Langsung ke konten utama

Pencitraan

Bismillaah


Jadi ceritanya.. Aku dan temanku tahu tentang seseorang yang sedang memiliki masalah. Tahu juga bahwa orang A, B, Dan C tidak bersikap baik terhadapnya. Kita tahu juga bahwa dia jelas berkata yang kurang lebih, "Tidak mengapa masa depanku tidak bahagia asalkan keluargaku bahagia."

Aku dan temanku terus menggelengkan kepala tanda sangat tak setuju dan heran dengan ucapannya. Mengapa dia begitu rela tersiksa dengan mengorbankan masa depannya yang sungguh sangat mungkin diubah jika dia mau. Karena saat ini nasi belum menjadi bubur. Kayu belum menjadi abu.

Aku dan temanku sudah lelah menasihati, ternyata konsep yang seperti itu telah tertancap kuat dalam dirinya. Filosofi lilin yang menyala. Terbakar dan habis untuk menerangi orang lain. Meskipun begitu romantis dan dramatis, perjuangan seperti itu menurutku bukan hal logis.

Aku dan temanku sungguh tidak paham dengan sikapnya. Karena kami berprinsip, "Tak peduli orang mau bilang apa, yang menjalani hidup adalah kita. Orang hanya berkomentar." Namun dirinya, begitu peduli atas lisan dan pandangan orang lain. Malu. Katanya malu jika tidak melanjutkan, malu jika gagal. Hingga terlintas di benaknya ingin mati karena malu.

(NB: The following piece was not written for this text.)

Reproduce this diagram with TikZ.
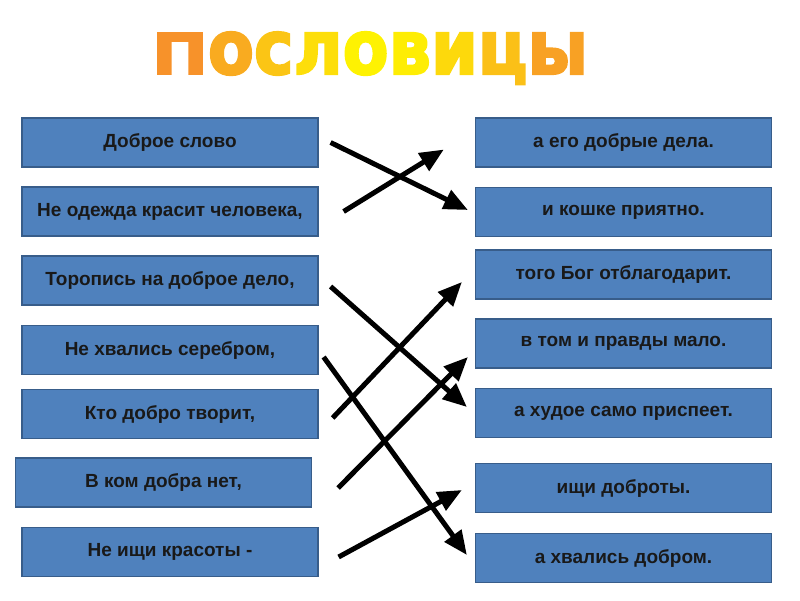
\documentclass[tikz,border=0pt]{standalone}
\usepackage{fontspec}
\setmainfont{Liberation Sans}
\newfontfamily\titlefont[BoldFeatures={FakeBold=3}]{DejaVu Sans}
\usepackage{graphicx}
\usepackage{xcolor}
\usetikzlibrary{arrows.meta}

\definecolor{boxblue}{HTML}{4F81BD}
\definecolor{boxedge}{HTML}{385D8A}
\definecolor{ttlorange}{HTML}{F7922A}
\definecolor{ttlyellow}{HTML}{FFF700}

% one letter of the title, shaded between orange and yellow
\newcommand{\ttlchar}[2]{{\color{ttlyellow!#1!ttlorange}#2}}

\begin{document}
\begin{tikzpicture}[
    x=1pt, y=-1pt,
    every node/.style={font=\fontsize{19}{22}\selectfont\bfseries},
    pbox/.style={rectangle, draw=boxedge, line width=1.2pt, fill=boxblue, minimum width=296pt, minimum height=49pt, inner sep=0pt, align=center, text=black!90},
    match/.style={-{Triangle[length=24pt, width=20pt]}, line width=5pt, black},
]
\useasboundingbox (0,0) rectangle (800,600);

% Title
\node[anchor=base] (title) at (370,74) {\resizebox{436pt}{42pt}{\titlefont\bfseries
  \ttlchar{0}{\scalebox{1}[0.75]{П}}\ttlchar{25}{о}\ttlchar{50}{с}\ttlchar{75}{л}\ttlchar{95}{о}\ttlchar{90}{в}\ttlchar{70}{и}\ttlchar{45}{ц}\ttlchar{15}{ы}}};

% Left column
\node[pbox] (l1) at (170,142.5) {Доброе слово};
\node[pbox] (l2) at (170,211.5) {Не одежда красит человека,};
\node[pbox] (l3) at (170,280.5) {Торопись на доброе дело,};
\node[pbox] (l4) at (170,350) {Не хвались серебром,};
\node[pbox] (l5) at (170,414) {Кто добро творит,};
\node[pbox] (l6) at (163.5,482.5) {В ком добра нет,};
\node[pbox] (l7) at (170,552) {Не ищи красоты -};

% Right column
\node[pbox] (r1) at (623.5,142.5) {а его добрые дела.};
\node[pbox] (r2) at (623.5,212) {и кошке приятно.};
\node[pbox] (r3) at (623.5,274.5) {того Бог отблагодарит.};
\node[pbox] (r4) at (623.5,343.5) {в том и правды мало.};
\node[pbox] (r5) at (623.5,413) {а худое само приспеет.};
\node[pbox] (r6) at (623.5,488) {ищи доброты.};
\node[pbox] (r7) at (623.5,558) {а хвались добром.};

% Matching arrows
\draw[match] ([shift={(12,0)}]l1.east) -- ([shift={(-7,-2)}]r2.west);
\draw[match] ([shift={(25,0)}]l2.east) -- ([shift={(-31,7)}]r1.west);
\draw[match] ([shift={(12,6)}]l3.east) -- ([shift={(-8,-6)}]r5.west);
\draw[match] ([shift={(5,7)}]l4.east) -- ([shift={(-8,-3)}]r7.west);
\draw[match] ([shift={(14,4)}]l5.east) -- ([shift={(-13,7.5)}]r3.west);
\draw[match] ([shift={(26,5.5)}]l6.east) -- ([shift={(-7,13.5)}]r4.west);
\draw[match] ([shift={(20,5)}]l7.east) -- ([shift={(-13,2)}]r6.west);

\end{tikzpicture}
\end{document}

Aku dan temanku, menghirup napas yang sangat panjang dan dalam. Sebagai teman dekat yang sudah saling menganggap saudara kita begitu khawatir akan masa depannya, tak ingin dia terlampau jauh tersakiti, tak mau ia terlampau dalam terlukai. Namun apa mau dikata? Dirinya sudah siap menanggung ketidakbahagiaan masa depan, katanya.

Tidak lama berselang kisah dukanya sampai di telinga kita. Dia memposting sebuah dokumentasi perayaan. Yang sungguh sangat bertolak belakang dengan apa yang diceritakan. Aku dan temanku kemudian saling menatap layar dan bertanya. Apakah dirinya sesungguhnga baik saja? Apakah ceritanya kemarin hanya sebuah kebohongan?

Aku kemudian mencari penjelasan. Padahal aku sudah yakin bahwa itu hanyalah pencitraan. Dan benar seperti itulah adanya. Dia pernah berkata, bahwa manusia tidak perlu tahu apapun yang tak menyenangkan dalam hidupnya, mereka hanya perlu tahu bahagianya. Tapi apakah harus dengan fake smile and fake happiness? Mungkin baginya itulah yang terbaik.

Aku dan temanku kembali menggelengkan kepala. Tanda tak paham, tanda tak sepemikiran. Akhirnya kita hanya bisa berpasrah mendoakan. Mengharap sebaik-baik penjagaan. Mendoa sebaik-baik perubahan.